# STATED GOAL:
Extract the lines from the start through the line that holds "1.88, 2.51, 3.14];", both included, omitting all images.

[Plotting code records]
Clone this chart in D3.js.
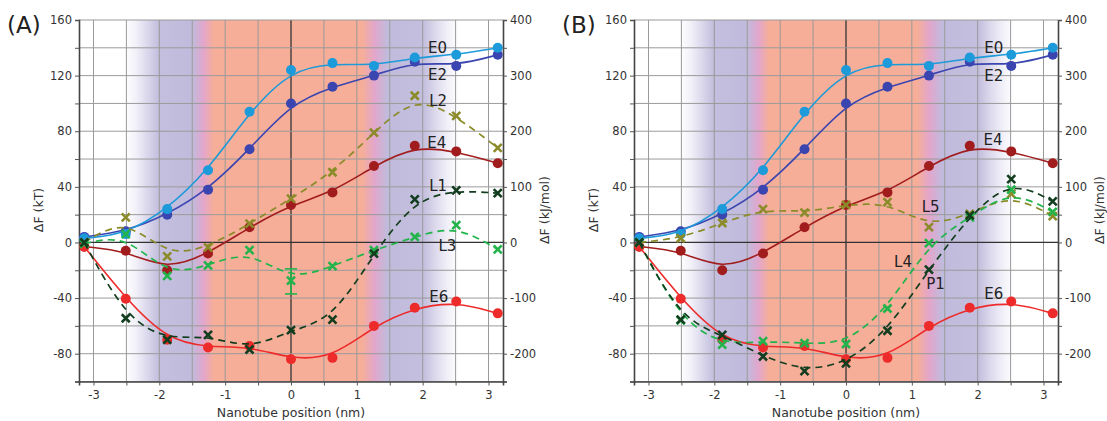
<!DOCTYPE html>
<html>
<head>
<meta charset="utf-8">
<script src="https://cdn.jsdelivr.net/npm/d3@7"></script>
<style>
  html, body { margin: 0; padding: 0; background: #fff; }
  svg { display: block; font-family: "DejaVu Sans", Verdana, sans-serif; }
</style>
</head>
<body>
<svg id="chart" width="1107" height="421"></svg>
<script>
// ---------- data ----------
const positions = [-3.14, -2.51, -1.88, -1.26, -0.63, 0, 0.63, 1.26, 1.88, 2.51, 3.14];

const E0 = [3, 6, 24, 52, 94, 124, 129, 127, 133, 135, 140];
const E2 = [4, 8, 20, 38, 67, 100, 112, 120, 130, 127, 135];
const E4 = [-3, -6, -20, -8, 11, 27, 36, 55, 69.5, 65.5, 57];
const E6 = [-3, -40.5, -70, -75.5, -74.5, -84, -83, -60, -47, -42.5, -51];

// Panel A ligand series
const L2 = [0, 18, -10, -3.5, 13.5, 31.5, 50.5, 79, 105.5, 91, 68];
const L1 = [0, -54.5, -70, -66.5, -77, -63, -55.5, -8, 31, 37.5, 35.5];
const L3 = [-1, 6, -24, -16.5, -5.5, -27.5, -17, -5.5, 4, 12.5, -5];
const L3errAt = 0;
const L3err = [-19, -37];

// Panel B ligand series
const L5 = [0, 3, 14, 24, 21.5, 27, 29, 11, 20.5, 35, 19];
const L4 = [0, -56, -73.5, -71, -72.5, -73, -47.5, -0.5, 18, 38, 22];
const P1 = [0, -55.5, -66.5, -82, -92.5, -87, -63.5, -19.5, 19.5, 45.5, 29.5];

const xTicks = [-3, -2, -1, 0, 1, 2, 3];
const yTicksKT = [-80, -40, 0, 40, 80, 120, 160];
const yTicksKJ = [-200, -100, 0, 100, 200, 300, 400];

// ---------- styles ----------
const COL = {
  E0: "#1c9ad9", E2: "#3b45b0", E4: "#a11d1d", E6: "#ee2b2b",
  olive: "#8b8b2a", dark: "#123d1e", green: "#22b44a"
};

const svg = d3.select("#chart");
const defs = svg.append("defs");
const W = 424, TOP = 20, BOTTOM = 381.5;

function drawPanel(left, tag, eLabels, ligands, ligLabels, errBar) {
  const g = svg.append("g").attr("transform", `translate(${left},0)`);
  const x = d3.scaleLinear().domain([-3.22, 3.22]).range([0, W]);
  const y = d3.scaleLinear().domain([-100, 160]).range([BOTTOM, TOP]);
  const y2 = d3.scaleLinear().domain([-250, 400]).range([BOTTOM, TOP]);

  // background gradient (objectBoundingBox: offsets relative to the rect)
  const gid = "bg" + tag;
  const grad = defs.append("linearGradient")
    .attr("id", gid).attr("x1", 0).attr("x2", 1).attr("y1", 0).attr("y2", 0);
  const stops = [
    [-3.22, "#ffffff"], [-2.52, "#ffffff"], [-2.35, "#f1f0f8"], [-2.2, "#dddaed"],
    [-2.02, "#c4bfde"], [-1.5, "#c0bbdc"],
    [-1.33, "#e2a6cc"], [-1.17, "#f6ae98"], [1.08, "#f6ae98"], [1.27, "#e2a6cc"],
    [1.46, "#c0bbdc"], [2.02, "#c4bfde"], [2.2, "#dddaed"], [2.38, "#f1f0f8"],
    [2.55, "#ffffff"], [3.22, "#ffffff"]
  ];
  stops.forEach(([v, c]) => grad.append("stop")
    .attr("offset", (v + 3.22) / 6.44).attr("stop-color", c));
  g.append("rect").attr("x", 0).attr("y", TOP).attr("width", W).attr("height", BOTTOM - TOP)
    .attr("fill", `url(#${gid})`);

  // grid
  const gx = d3.range(-3, 3.01, 0.5);
  const gy = d3.range(-100, 161, 20);
  g.selectAll(".gx").data(gx).enter().append("line")
    .attr("x1", d => x(d)).attr("x2", d => x(d)).attr("y1", TOP).attr("y2", BOTTOM)
    .attr("stroke", d => d === 0 ? "#333" : "#9a9a9a").attr("stroke-width", d => d === 0 ? 1.3 : 1);
  g.selectAll(".gy").data(gy).enter().append("line")
    .attr("x1", 0).attr("x2", W).attr("y1", d => y(d)).attr("y2", d => y(d))
    .attr("stroke", d => d === 0 ? "#333" : "#9a9a9a").attr("stroke-width", d => d === 0 ? 1.3 : 1);

  // axes
  const axL = d3.axisLeft(y).tickValues(d3.range(-100, 161, 20)).tickSize(4)
    .tickFormat(d => yTicksKT.includes(d) ? d : "");
  const axR = d3.axisRight(y2).tickValues(d3.range(-250, 401, 50)).tickSize(4)
    .tickFormat(d => yTicksKJ.includes(d) ? d : "");
  const axB = d3.axisBottom(x).tickValues(d3.range(-3, 3.01, 0.5)).tickSize(4)
    .tickFormat(d => xTicks.includes(d) ? d : "");
  [[axL, `translate(0,0)`, false], [axR, `translate(${W},0)`, false], [axB, `translate(0,${BOTTOM})`, true]]
    .forEach(([ax, tr, isBottom]) => {
      const a = g.append("g").attr("transform", tr).call(ax);
      a.select(".domain").attr("stroke", "#444").attr("stroke-width", 1.6);
      a.selectAll(".tick line").attr("stroke", "#555");
      a.selectAll("text").attr("fill", "#333").style("font-size", "11.5px")
        .style("font-family", "DejaVu Sans, Verdana, sans-serif");
      if (isBottom) a.selectAll("text").attr("dy", "0.9em");
    });

  // axis titles
  g.append("text").attr("transform", `translate(-36,210) rotate(-90)`)
    .attr("text-anchor", "middle").attr("fill", "#333").style("font-size", "12.5px").text("ΔF (kT)");
  g.append("text").attr("transform", `translate(${W + 46},210) rotate(-90)`)
    .attr("text-anchor", "middle").attr("fill", "#333").style("font-size", "12.5px").text("ΔF (kJ/mol)");
  g.append("text").attr("x", x(0)).attr("y", 417)
    .attr("text-anchor", "middle").attr("fill", "#333").style("font-size", "12.5px").text("Nanotube position (nm)");
  g.append("text").attr("x", -72).attr("y", 33).attr("fill", "#222")
    .style("font-size", "23px").text(`(${tag})`);

  const line = d3.line().x((d, i) => x(positions[i])).y(d => y(d)).curve(d3.curveBasis);

  // energy curves
  const energies = [["E4", E4], ["E6", E6], ["E2", E2], ["E0", E0]];
  energies.forEach(([k, arr]) => {
    g.append("path").attr("d", line(arr)).attr("fill", "none")
      .attr("stroke", COL[k]).attr("stroke-width", 1.6);
    g.selectAll(null).data(arr).enter().append("circle")
      .attr("cx", (d, i) => x(positions[i])).attr("cy", d => y(d)).attr("r", 5)
      .attr("fill", COL[k]);
  });

  // ligand curves
  ligands.forEach(([arr, col]) => {
    g.append("path").attr("d", line(arr)).attr("fill", "none")
      .attr("stroke", col).attr("stroke-width", 1.7).attr("stroke-dasharray", "7,5");
    g.selectAll(null).data(arr).enter().append("path")
      .attr("d", (d, i) => {
        const cx = x(positions[i]), cy = y(d), s = 4;
        return `M${cx - s},${cy - s}L${cx + s},${cy + s}M${cx - s},${cy + s}L${cx + s},${cy - s}`;
      })
      .attr("stroke", col).attr("stroke-width", 2.6).attr("fill", "none");
  });

  if (errBar) {
    const [at, vals, col] = errBar;
    const cx = x(at);
    g.append("line").attr("x1", cx).attr("x2", cx).attr("y1", y(vals[0])).attr("y2", y(vals[1]))
      .attr("stroke", col).attr("stroke-width", 1.6);
    vals.forEach(v => g.append("line").attr("x1", cx - 6).attr("x2", cx + 6)
      .attr("y1", y(v)).attr("y2", y(v)).attr("stroke", col).attr("stroke-width", 1.6));
  }

  // labels
  eLabels.concat(ligLabels).forEach(([t, lx, ly]) => {
    g.append("text").attr("x", x(lx)).attr("y", y(ly)).attr("fill", "#222")
      .style("font-size", "15px").text(t);
  });
}

drawPanel(79, "A",
  [["E0", 2.08, 136], ["E2", 2.08, 117], ["E4", 2.07, 68], ["E6", 2.1, -42.5]],
  [[L2, COL.olive], [L3, COL.green], [L1, COL.dark]],
  [["L2", 2.1, 98], ["L1", 2.1, 37], ["L3", 2.24, -6.5]],
  [L3errAt, L3err, COL.green]);

drawPanel(634, "B",
  [["E0", 2.1, 136], ["E2", 2.1, 116], ["E4", 2.09, 70], ["E6", 2.1, -41]],
  [[L5, COL.olive], [L4, COL.green], [P1, COL.dark]],
  [["L5", 1.15, 21.7], ["L4", 0.73, -17.6], ["P1", 1.22, -33.5]],
  null);
</script>
</body>
</html>
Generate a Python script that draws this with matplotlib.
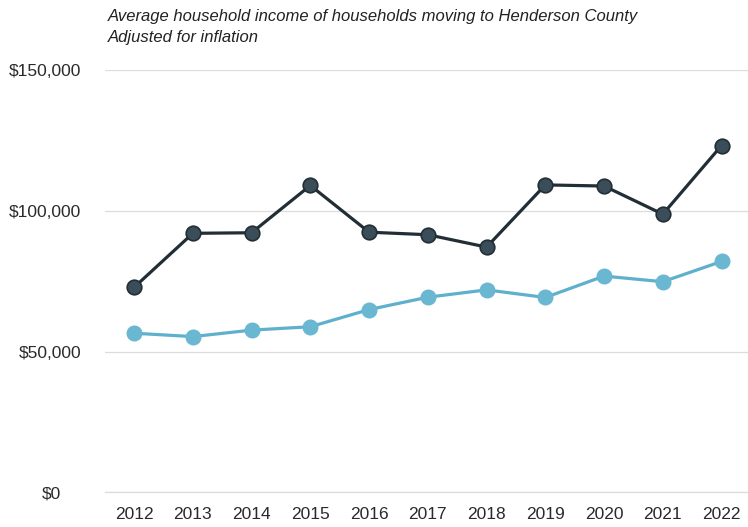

# ANSWER IN FULL:
Clone this chart in D3.js.
<!DOCTYPE html>
<html>
<head>
<meta charset="utf-8">
<script src="https://cdn.jsdelivr.net/npm/d3@7"></script>
<style>
  html, body { margin: 0; padding: 0; background: #fff; }
  svg { display: block; font-family: "DejaVu Sans", Verdana, sans-serif; }
</style>
</head>
<body>
<svg id="chart" width="1107" height="421"></svg>
<script>
// ---------- data ----------
const positions = [-3.14, -2.51, -1.88, -1.26, -0.63, 0, 0.63, 1.26, 1.88, 2.51, 3.14];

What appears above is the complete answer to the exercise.